----- Stored data
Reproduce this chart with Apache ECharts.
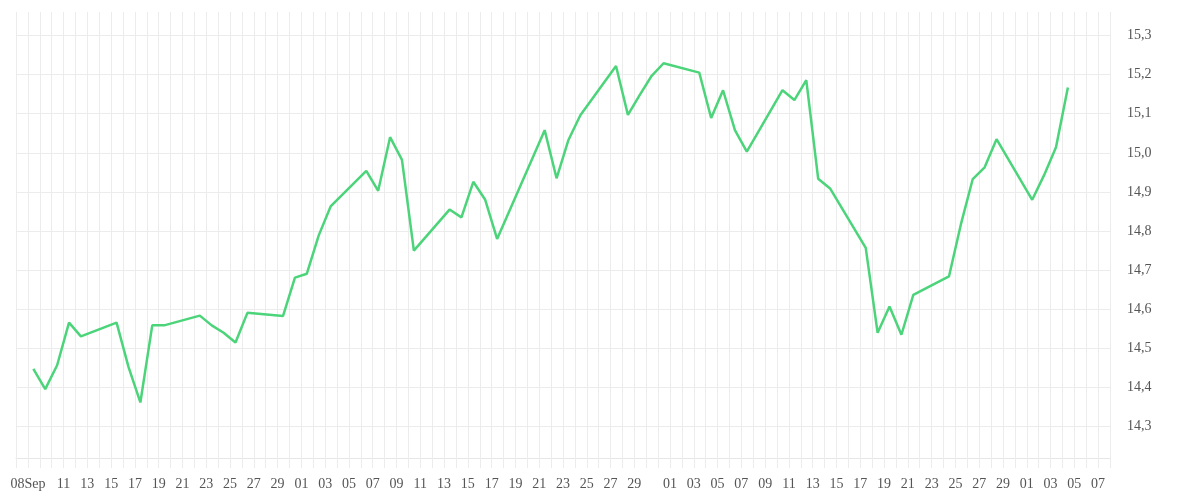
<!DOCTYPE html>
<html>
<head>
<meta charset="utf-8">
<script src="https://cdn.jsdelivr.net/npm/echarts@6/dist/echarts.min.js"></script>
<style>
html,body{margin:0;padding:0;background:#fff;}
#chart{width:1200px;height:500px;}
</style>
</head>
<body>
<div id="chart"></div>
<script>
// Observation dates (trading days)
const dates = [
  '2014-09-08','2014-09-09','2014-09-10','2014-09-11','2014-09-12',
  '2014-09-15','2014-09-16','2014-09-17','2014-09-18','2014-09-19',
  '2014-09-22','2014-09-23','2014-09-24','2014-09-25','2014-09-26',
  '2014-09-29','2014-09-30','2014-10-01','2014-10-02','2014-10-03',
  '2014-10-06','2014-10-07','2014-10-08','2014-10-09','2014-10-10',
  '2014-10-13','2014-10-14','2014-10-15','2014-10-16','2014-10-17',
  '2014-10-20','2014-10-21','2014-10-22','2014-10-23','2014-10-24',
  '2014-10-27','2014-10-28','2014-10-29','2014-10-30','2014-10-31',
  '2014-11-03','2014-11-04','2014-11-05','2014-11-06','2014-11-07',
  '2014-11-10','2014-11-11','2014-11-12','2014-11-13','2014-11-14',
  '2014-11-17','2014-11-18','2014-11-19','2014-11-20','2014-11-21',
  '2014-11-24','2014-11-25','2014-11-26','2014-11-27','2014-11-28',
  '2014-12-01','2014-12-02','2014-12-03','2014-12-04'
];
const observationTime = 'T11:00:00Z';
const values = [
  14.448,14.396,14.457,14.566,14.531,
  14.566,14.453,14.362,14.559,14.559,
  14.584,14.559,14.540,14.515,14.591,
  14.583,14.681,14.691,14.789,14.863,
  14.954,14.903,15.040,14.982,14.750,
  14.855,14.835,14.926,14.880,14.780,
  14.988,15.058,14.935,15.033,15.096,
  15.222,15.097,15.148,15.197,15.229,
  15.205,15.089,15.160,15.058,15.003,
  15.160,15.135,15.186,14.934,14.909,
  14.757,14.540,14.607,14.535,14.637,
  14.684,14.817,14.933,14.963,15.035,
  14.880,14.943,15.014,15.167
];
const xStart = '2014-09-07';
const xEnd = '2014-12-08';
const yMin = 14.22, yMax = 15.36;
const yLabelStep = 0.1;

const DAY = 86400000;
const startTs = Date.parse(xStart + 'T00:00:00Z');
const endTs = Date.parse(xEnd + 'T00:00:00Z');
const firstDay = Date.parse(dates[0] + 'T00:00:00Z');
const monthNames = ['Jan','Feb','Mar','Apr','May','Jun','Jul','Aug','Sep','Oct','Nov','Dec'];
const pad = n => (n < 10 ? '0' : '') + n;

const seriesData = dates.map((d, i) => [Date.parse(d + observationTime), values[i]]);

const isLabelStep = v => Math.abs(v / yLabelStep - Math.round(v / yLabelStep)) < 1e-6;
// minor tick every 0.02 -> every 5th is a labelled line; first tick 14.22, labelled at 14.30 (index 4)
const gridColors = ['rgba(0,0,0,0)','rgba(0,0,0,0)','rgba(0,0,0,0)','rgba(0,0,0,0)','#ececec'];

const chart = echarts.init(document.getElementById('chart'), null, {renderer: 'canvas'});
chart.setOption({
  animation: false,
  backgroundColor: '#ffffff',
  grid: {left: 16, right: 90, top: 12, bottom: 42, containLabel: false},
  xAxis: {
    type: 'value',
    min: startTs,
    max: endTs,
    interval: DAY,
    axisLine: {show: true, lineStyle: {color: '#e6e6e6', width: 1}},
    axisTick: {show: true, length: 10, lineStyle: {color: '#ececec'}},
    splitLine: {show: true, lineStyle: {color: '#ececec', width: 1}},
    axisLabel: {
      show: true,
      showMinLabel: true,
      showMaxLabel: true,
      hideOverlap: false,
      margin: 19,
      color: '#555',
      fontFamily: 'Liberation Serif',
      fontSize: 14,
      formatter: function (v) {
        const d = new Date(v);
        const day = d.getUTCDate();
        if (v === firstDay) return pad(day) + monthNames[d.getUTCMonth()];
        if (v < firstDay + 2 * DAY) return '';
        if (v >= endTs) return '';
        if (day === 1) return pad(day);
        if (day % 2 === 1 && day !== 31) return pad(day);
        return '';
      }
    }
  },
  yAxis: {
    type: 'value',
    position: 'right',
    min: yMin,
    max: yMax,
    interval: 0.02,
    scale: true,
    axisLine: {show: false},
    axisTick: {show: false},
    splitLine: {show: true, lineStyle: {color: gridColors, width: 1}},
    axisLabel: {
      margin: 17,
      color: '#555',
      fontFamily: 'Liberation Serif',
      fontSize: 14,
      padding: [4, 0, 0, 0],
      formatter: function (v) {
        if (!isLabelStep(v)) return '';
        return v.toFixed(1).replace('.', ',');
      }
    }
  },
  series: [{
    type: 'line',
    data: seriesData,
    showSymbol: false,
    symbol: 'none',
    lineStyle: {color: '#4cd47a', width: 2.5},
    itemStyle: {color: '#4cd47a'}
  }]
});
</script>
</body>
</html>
----------
▸ **Exercise goal**
Every line of text is to be repeated exactly; pictures are left out.

▸ **Response**
Reproduce this chart with Apache ECharts.
<!DOCTYPE html>
<html>
<head>
<meta charset="utf-8">
<script src="https://cdn.jsdelivr.net/npm/echarts@6/dist/echarts.min.js"></script>
<style>
html,body{margin:0;padding:0;background:#fff;}
#chart{width:1200px;height:500px;}
</style>
</head>
<body>
<div id="chart"></div>
<script>
// Observation dates (trading days)
const dates = [
  '2014-09-08','2014-09-09','2014-09-10','2014-09-11','2014-09-12',
  '2014-09-15','2014-09-16','2014-09-17','2014-09-18','2014-09-19',
  '2014-09-22','2014-09-23','2014-09-24','2014-09-25','2014-09-26',
  '2014-09-29','2014-09-30','2014-10-01','2014-10-02','2014-10-03',
  '2014-10-06','2014-10-07','2014-10-08','2014-10-09','2014-10-10',
  '2014-10-13','2014-10-14','2014-10-15','2014-10-16','2014-10-17',
  '2014-10-20','2014-10-21','2014-10-22','2014-10-23','2014-10-24',
  '2014-10-27','2014-10-28','2014-10-29','2014-10-30','2014-10-31',
  '2014-11-03','2014-11-04','2014-11-05','2014-11-06','2014-11-07',
  '2014-11-10','2014-11-11','2014-11-12','2014-11-13','2014-11-14',
  '2014-11-17','2014-11-18','2014-11-19','2014-11-20','2014-11-21',
  '2014-11-24','2014-11-25','2014-11-26','2014-11-27','2014-11-28',
  '2014-12-01','2014-12-02','2014-12-03','2014-12-04'
];
const observationTime = 'T11:00:00Z';
const values = [
  14.448,14.396,14.457,14.566,14.531,
  14.566,14.453,14.362,14.559,14.559,
  14.584,14.559,14.540,14.515,14.591,
  14.583,14.681,14.691,14.789,14.863,
  14.954,14.903,15.040,14.982,14.750,
  14.855,14.835,14.926,14.880,14.780,
  14.988,15.058,14.935,15.033,15.096,
  15.222,15.097,15.148,15.197,15.229,
  15.205,15.089,15.160,15.058,15.003,
  15.160,15.135,15.186,14.934,14.909,
  14.757,14.540,14.607,14.535,14.637,
  14.684,14.817,14.933,14.963,15.035,
  14.880,14.943,15.014,15.167
];
const xStart = '2014-09-07';
const xEnd = '2014-12-08';
const yMin = 14.22, yMax = 15.36;
const yLabelStep = 0.1;

const DAY = 86400000;
const startTs = Date.parse(xStart + 'T00:00:00Z');
const endTs = Date.parse(xEnd + 'T00:00:00Z');
const firstDay = Date.parse(dates[0] + 'T00:00:00Z');
const monthNames = ['Jan','Feb','Mar','Apr','May','Jun','Jul','Aug','Sep','Oct','Nov','Dec'];
const pad = n => (n < 10 ? '0' : '') + n;

const seriesData = dates.map((d, i) => [Date.parse(d + observationTime), values[i]]);

const isLabelStep = v => Math.abs(v / yLabelStep - Math.round(v / yLabelStep)) < 1e-6;
// minor tick every 0.02 -> every 5th is a labelled line; first tick 14.22, labelled at 14.30 (index 4)
const gridColors = ['rgba(0,0,0,0)','rgba(0,0,0,0)','rgba(0,0,0,0)','rgba(0,0,0,0)','#ececec'];

const chart = echarts.init(document.getElementById('chart'), null, {renderer: 'canvas'});
chart.setOption({
  animation: false,
  backgroundColor: '#ffffff',
  grid: {left: 16, right: 90, top: 12, bottom: 42, containLabel: false},
  xAxis: {
    type: 'value',
    min: startTs,
    max: endTs,
    interval: DAY,
    axisLine: {show: true, lineStyle: {color: '#e6e6e6', width: 1}},
    axisTick: {show: true, length: 10, lineStyle: {color: '#ececec'}},
    splitLine: {show: true, lineStyle: {color: '#ececec', width: 1}},
    axisLabel: {
      show: true,
      showMinLabel: true,
      showMaxLabel: true,
      hideOverlap: false,
      margin: 19,
      color: '#555',
      fontFamily: 'Liberation Serif',
      fontSize: 14,
      formatter: function (v) {
        const d = new Date(v);
        const day = d.getUTCDate();
        if (v === firstDay) return pad(day) + monthNames[d.getUTCMonth()];
        if (v < firstDay + 2 * DAY) return '';
        if (v >= endTs) return '';
        if (day === 1) return pad(day);
        if (day % 2 === 1 && day !== 31) return pad(day);
        return '';
      }
    }
  },
  yAxis: {
    type: 'value',
    position: 'right',
    min: yMin,
    max: yMax,
    interval: 0.02,
    scale: true,
    axisLine: {show: false},
    axisTick: {show: false},
    splitLine: {show: true, lineStyle: {color: gridColors, width: 1}},
    axisLabel: {
      margin: 17,
      color: '#555',
      fontFamily: 'Liberation Serif',
      fontSize: 14,
      padding: [4, 0, 0, 0],
      formatter: function (v) {
        if (!isLabelStep(v)) return '';
        return v.toFixed(1).replace('.', ',');
      }
    }
  },
  series: [{
    type: 'line',
    data: seriesData,
    showSymbol: false,
    symbol: 'none',
    lineStyle: {color: '#4cd47a', width: 2.5},
    itemStyle: {color: '#4cd47a'}
  }]
});
</script>
</body>
</html>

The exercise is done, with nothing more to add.